In the present case, creditors claim to have relied on the original selection of federal exemptions, and creditors will receive less if the amendment is allowed. Second, debtor is employed and not near retirement, so denial of the exemption for the accounts will not cause him undue hardship. Third, no excuse is offered for failure to claim the state exemptions. The fourth factor is inapplicable, since there has been no delay in seeking the amendment. Consideration of these factors suggests that amendment should not be allowed in the present case.

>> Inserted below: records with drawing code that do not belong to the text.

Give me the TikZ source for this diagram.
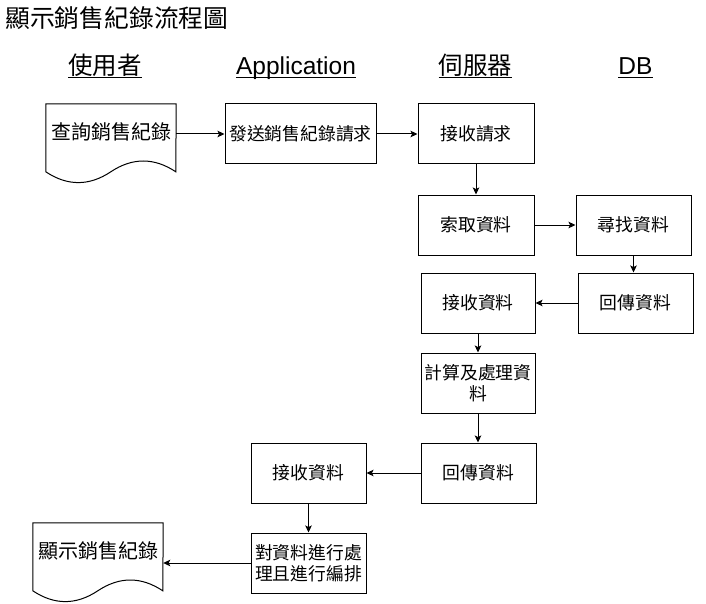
\documentclass[tikz,border=0pt]{standalone}
\usepackage{fontspec}
\setmainfont{Liberation Sans}
\newfontfamily\cjk{Noto Sans CJK TC}
\usetikzlibrary{arrows.meta,calc}
\newcommand{\docoutline}[1]{%
  \draw[docline] (#1.north west) -- (#1.north east) -- ($(#1.north west)+(130,68)$)
    .. controls ($(#1.north west)+(108.33,53.6)$) and ($(#1.north west)+(86.67,53.6)$) .. ($(#1.north west)+(65,68)$)
    .. controls ($(#1.north west)+(43.33,82.4)$) and ($(#1.north west)+(21.67,82.4)$) .. ($(#1.north west)+(0,68)$) -- cycle;}
\begin{document}
\begin{tikzpicture}[x=1pt,y=-1pt,
  box/.style={draw,line width=1pt,minimum width=115pt,minimum height=60pt,inner sep=0pt,align=center,
    font=\cjk\fontsize{17.8}{21.5}\selectfont},
  docnode/.style={minimum width=130pt,minimum height=56pt,inner sep=0pt,align=center,
    font=\cjk\fontsize{20}{24}\selectfont},
  hdr/.style={font=\fontsize{24.5}{28}\selectfont,inner sep=0pt,anchor=base},
  uline/.style={line width=1.2pt},
  arr/.style={line width=1pt,-{Stealth[length=7pt,width=6.5pt,inset=1.5pt]}},
  docline/.style={line width=1pt}]
\useasboundingbox (0,0) rectangle (706,604);
% title
\node[anchor=west,inner sep=0pt,font=\cjk\fontsize{24.8}{28}\selectfont] (title) at (5,18) {顯示銷售紀錄流程圖};
% headers
\node[hdr] (h1) at (105,75) {\cjk 使用者};
\node[hdr] (h2) at (296,75) {Application};
\node[hdr] (h3) at (475.5,75) {\cjk 伺服器};
\node[hdr] (h4) at (635.5,75) {DB};
\foreach \h in {h1,h2,h3,h4}{
  \draw[uline] ([yshift=-2.5pt]\h.base west) -- ([yshift=-2.5pt]\h.base east);
}
% documents
\node[docnode] (d1) at (111,132) {查詢銷售紀錄};
\docoutline{d1}
\node[docnode] (d2) at (98,551) {顯示銷售紀錄};
\docoutline{d2}
% boxes
\node[box,minimum width=151pt] (b1) at (300.5,134) {發送銷售紀錄請求};
\node[box,minimum width=116pt] (b2) at (476,134) {接收請求};
\node[box,minimum width=116pt] (b3) at (476,225) {索取資料};
\node[box] (b4) at (633.5,225) {尋找資料};
\node[box] (b5) at (635.5,303) {回傳資料};
\node[box,minimum width=114pt] (b6) at (478,303) {接收資料};
\node[box,minimum width=114pt] (b7) at (478,383) {計算及處理資\\料};
\node[box] (b8) at (478.5,473) {回傳資料};
\node[box] (b9) at (308.5,473) {接收資料};
\node[box] (b10) at (308.5,563) {對資料進行處\\理且進行編排};
% connectors
\draw[arr] (d1.east |- b1.west) -- (b1.west);
\draw[arr] (b1) -- (b2);
\draw[arr] (b2) -- (b3);
\draw[arr] (b3) -- (b4);
\draw[arr] (b4.south) -- (b4.south |- b5.north);
\draw[arr] (b5) -- (b6);
\draw[arr] (b6) -- (b7);
\draw[arr] (b7.south) -- (b7.south |- b8.north);
\draw[arr] (b8) -- (b9);
\draw[arr] (b9) -- (b10);
\draw[arr] (b10.west) -- (b10.west -| d2.east);
\end{tikzpicture}
\end{document}
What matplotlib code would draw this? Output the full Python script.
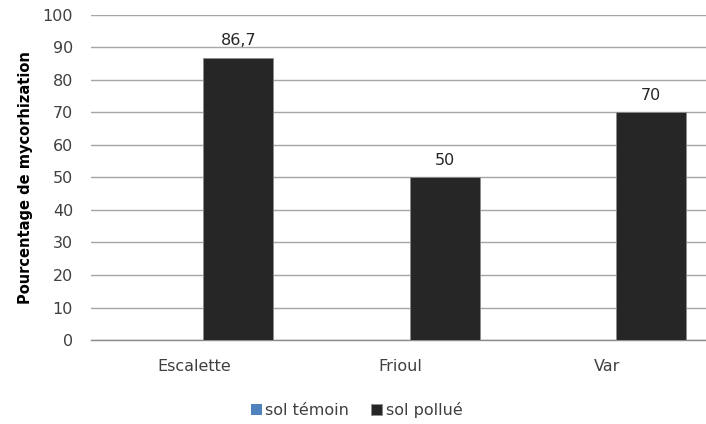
import numpy as np
from matplotlib import pyplot as plt

sites = ["Escalette", "Frioul", "Var"]
sol_temoin = [0, 0, 0]
sol_pollue = [86.7, 50, 70]
value_labels = ["86,7", "50", "70"]
y_ticks = list(range(0, 101, 10))

plt.rcParams["font.family"] = ["DejaVu Sans"]
text_color = "#404040"

fig = plt.figure(figsize=(7.06, 4.24), dpi=100)
ax = fig.add_axes([0.129, 0.198, 0.871, 0.767])

x = np.arange(len(sites))
width = 0.34
ax.bar(x - 0.127, sol_temoin, width, color="#4f81bd", linewidth=0, label="sol témoin")
bars = ax.bar(x + 0.213, sol_pollue, width, color="#262626",
              edgecolor="#8c8c8c", linewidth=0.6, label="sol pollué", zorder=3)

for bar, text in zip(bars, value_labels):
    ax.annotate(text, (bar.get_x() + bar.get_width() / 2, bar.get_height()),
                xytext=(0, 7), textcoords="offset points",
                ha="center", va="bottom", fontsize=11.5, color="#262626")

ax.set_xlim(-0.5, -0.5 + 615 / 206.5)
ax.set_ylim(0, 100)
ax.set_yticks(y_ticks)
ax.set_xticks(x)
ax.set_xticklabels(sites)
ax.tick_params(axis="both", length=0, labelsize=11.5, colors=text_color)
ax.tick_params(axis="y", pad=13)
ax.tick_params(axis="x", pad=14)

ax.yaxis.grid(True, color="#a6a6a6", linewidth=1)
ax.set_axisbelow(True)
for side in ["top", "right", "left"]:
    ax.spines[side].set_visible(False)
ax.spines["bottom"].set_color("#8c8c8c")
ax.spines["bottom"].set_linewidth(1)

ax.set_ylabel("Pourcentage de mycorhization", fontsize=10.5, fontweight="bold",
              color="black", labelpad=7)

fig.legend(loc="center", bbox_to_anchor=(0.505, 0.033), ncol=2, frameon=False,
           fontsize=11.5, handlelength=0.7, handleheight=0.7, handletextpad=0.2,
           columnspacing=1.4, labelcolor=text_color)

fig.savefig("out.png", dpi=100)
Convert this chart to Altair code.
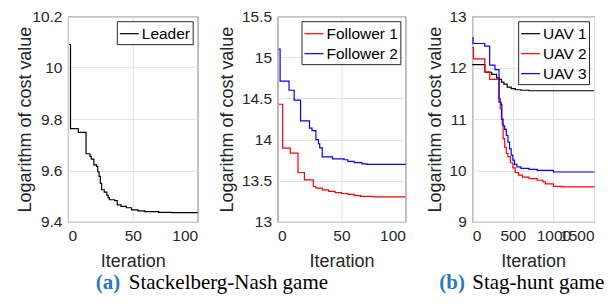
import altair as alt
import pandas as pd

# ---------------- data ----------------
# (a) left: Leader
leader_iter = [1, 2, 8, 14, 17, 18, 20, 22, 23, 24, 25, 26, 28, 30, 31, 32, 36, 38, 41, 45, 49, 54, 59, 70, 80, 100]
leader_cost = [10.09, 9.763, 9.748, 9.665, 9.655, 9.644, 9.622, 9.616, 9.595, 9.577, 9.55, 9.525, 9.516,
               9.504, 9.494, 9.486, 9.483, 9.466, 9.46, 9.455, 9.447, 9.443, 9.44, 9.437, 9.436, 9.436]

# (a) right: Followers
f1_iter = [1, 4, 10, 16, 21, 28, 30, 35, 40, 45, 50, 55, 60, 65, 75, 100]
f1_cost = [14.43, 13.896, 13.835, 13.60, 13.51, 13.43, 13.41, 13.39, 13.37, 13.355, 13.345, 13.335,
           13.32, 13.31, 13.305, 13.305]
f2_iter = [1, 2, 9, 13, 18, 25, 27, 30, 32, 33, 35, 43, 52, 55, 60, 66, 70, 100]
f2_cost = [15.10, 14.71, 14.60, 14.48, 14.227, 14.14, 14.11, 14.0, 13.95, 13.9, 13.79, 13.766, 13.755,
           13.735, 13.72, 13.705, 13.70, 13.695]

# (b) Stag-hunt: UAVs
uav1_iter = [0, 155, 240, 300, 330, 360, 390, 430, 480, 530, 600, 700, 1500]
uav1_cost = [12.06, 11.91, 11.87, 11.80, 11.77, 11.72, 11.68, 11.62, 11.59, 11.57, 11.56, 11.55, 11.55]
uav2_iter = [0, 15, 155, 215, 330, 345, 360, 370, 380, 400, 420, 440, 470, 500, 530, 570, 620, 700,
             800, 870, 900, 1000, 1100, 1500]
uav2_cost = [12.39, 12.17, 11.92, 11.77, 11.40, 11.2, 11.0, 10.9, 10.62, 10.45, 10.33, 10.27, 10.15,
             10.05, 9.96, 9.91, 9.87, 9.84, 9.81, 9.78, 9.74, 9.69, 9.68, 9.67]
uav3_iter = [0, 10, 155, 215, 280, 330, 355, 365, 380, 400, 420, 440, 460, 480, 500, 520, 550, 600,
             700, 800, 1000, 1500]
uav3_cost = [12.58, 12.47, 12.42, 12.05, 11.96, 11.33, 11.28, 11.0, 10.87, 10.8, 10.68, 10.55, 10.42,
             10.3, 10.2, 10.12, 10.07, 10.04, 10.02, 10.0, 9.97, 9.965]

series_a1 = ["Leader"]
series_a2 = ["Follower 1", "Follower 2"]
series_b = ["UAV 1", "UAV 2", "UAV 3"]

x_ticks_a = [0, 50, 100]
y_ticks_a1 = [9.4, 9.6, 9.8, 10.0, 10.2]
y_ticks_a2 = [13, 13.5, 14, 14.5, 15, 15.5]
x_ticks_b = [0, 500, 1000, 1500]
y_ticks_b = [9, 10, 11, 12, 13]

caption_tags = ["(a)", "(b)"]
caption_texts = ["Stackelberg-Nash game", "Stag-hunt game"]

x_title = "Iteration"
y_title = "Logarithm of cost value"


def frame(pairs):
    rows = []
    for name, xs, ys in pairs:
        for xv, yv in zip(xs, ys):
            rows.append({"iter": xv, "cost": yv, "series": name})
    return pd.DataFrame(rows)


df_a1 = frame([(series_a1[0], leader_iter, leader_cost)])
df_a2 = frame([(series_a2[0], f1_iter, f1_cost), (series_a2[1], f2_iter, f2_cost)])
df_b = frame([(series_b[0], uav1_iter, uav1_cost), (series_b[1], uav2_iter, uav2_cost),
              (series_b[2], uav3_iter, uav3_cost)])

SERIF = "Liberation Serif"
TAG_COLOR = "#2a7ab8"
SYM = 19


def panel(df, xdom, xticks, ydom, yticks, cdom, crange, w, h, ytitle_x):
    return alt.Chart(df).mark_line(interpolate="step-after", strokeWidth=1.2).encode(
        x=alt.X("iter:Q", scale=alt.Scale(domain=xdom, nice=False, zero=False),
                axis=alt.Axis(values=xticks, format="d", title=x_title, labelOverlap=False)),
        y=alt.Y("cost:Q", scale=alt.Scale(domain=ydom, nice=False, zero=False),
                axis=alt.Axis(values=yticks, format="~g", title=y_title, labelOverlap=False,
                              titleX=ytitle_x, titleBaseline="middle")),
        color=alt.Color("series:N", scale=alt.Scale(domain=cdom, range=crange),
                        legend=alt.Legend(title=None, orient="top-right", offset=5,
                                          symbolType="stroke", symbolSize=SYM * SYM,
                                          symbolStrokeWidth=1.2)),
    ).properties(width=w, height=h)


p1 = panel(df_a1, [0, 100], x_ticks_a, [9.4, 10.2], y_ticks_a1, series_a1, ["#000000"], 130, 206, -42)
p2 = panel(df_a2, [0, 100], x_ticks_a, [13, 15.5], y_ticks_a2, series_a2, ["#ff0000", "#0000ff"], 128, 206, -50)
p3 = panel(df_b, [0, 1500], x_ticks_b, [9, 13], y_ticks_b, series_b,
           ["#000000", "#ff0000", "#0000ff"], 122, 206, -37)

panels = alt.hconcat(p1, p2, p3, spacing=17).resolve_scale(
    x="independent", y="independent", color="independent"
).resolve_legend(color="independent")

# caption row (positions are layout pixels, measured from the first panel's left edge)
cap_df = pd.DataFrame({"tag": caption_tags, "text": caption_texts,
                       "xtag": [28, 372], "xtext": [61, 405]})
cap_base = alt.Chart(cap_df)
cap_tags = cap_base.mark_text(font=SERIF, fontSize=21, fontWeight="bold", color=TAG_COLOR,
                              align="left", baseline="alphabetic").encode(
    x=alt.X("xtag:Q", scale=alt.Scale(domain=[0, 540], range=[0, 540]), axis=None),
    y=alt.value(15), text="tag:N")
cap_text = cap_base.mark_text(font=SERIF, fontSize=21, color="#000000",
                              align="left", baseline="alphabetic").encode(
    x=alt.X("xtext:Q", scale=alt.Scale(domain=[0, 540], range=[0, 540]), axis=None),
    y=alt.value(15), text="text:N")
captions = alt.layer(cap_tags, cap_text).properties(
    width=540, height=16, view=alt.ViewBackground(stroke="transparent"))

chart = alt.vconcat(panels, captions, spacing=0).resolve_scale(
    x="independent", y="independent"
).properties(
    padding={"left": 8, "top": 0, "right": 0, "bottom": 0}
).configure_view(
    stroke="#262626", strokeWidth=1
).configure_axis(
    domain=False, grid=True, gridColor="#e2e2e2", gridWidth=1, ticks=False,
    labelFont="Liberation Sans", labelFontSize=15.5, labelColor="#262626", labelPadding=6,
    titleFont="Liberation Sans", titleFontSize=18, titleFontWeight="normal", titleColor="#262626",
    titlePadding=1
).configure_axisX(
    labelPadding=7, titlePadding=8
).configure_legend(
    labelFont="Liberation Sans", labelFontSize=15.5, labelColor="#000000",
    fillColor="#ffffff", strokeColor="#262626", padding=2, rowPadding=1, labelOffset=2
)

chart.save("out.html", embed_options={"renderer": "svg", "actions": False})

Under the federal scheme, neither the interest in the family trust, nor the pension, nor the Keogh fund may be exempted. Each of these assets would be available for the benefit of creditors in a chapter 7 case, but the plan has not taken them into consideration. Therefore creditors are not receiving as much under this chapter 13 plan as they would under chapter 7, and the plan is not confirmable. 11 U.S.C. § 1325(a)(4).

An original plan and two amendments which apparently sought to provide creditors with the minimum amount which would meet objections have been filed with this court and reviewed. The repeated effort to offer the creditors as little as possible, in the last amendment a sum less than 10% of the debts listed, provides evidence that the debtor John Strasma is proceeding without the good faith required for confirmation of a plan under 11 U.S.C. § 1325(a)(3). In Re Rimgale, 669 F.2d 426 (7th Cir.1982). No additional time should be given for further proposals or modifications. This ease should be dismissed pursuant to 11 U.S.C. § 1307(c)(4).

Having considered debtors’ chapter 13 plan filed on September 3,1982, as amended on October 12, 1982, and further amended on November 10, 1982, and it having determined that the debtors’ second amended plan was not proposed in good faith and would distribute to creditors less than the amount that would be paid if the estate of the debtors were liquidated under chapter 7 of title 11 U.S.C.

IT IS HEREBY ORDERED that confirmation of the debtors’ plan is denied.

IT IS FURTHER ORDERED that this case be and hereby is dismissed.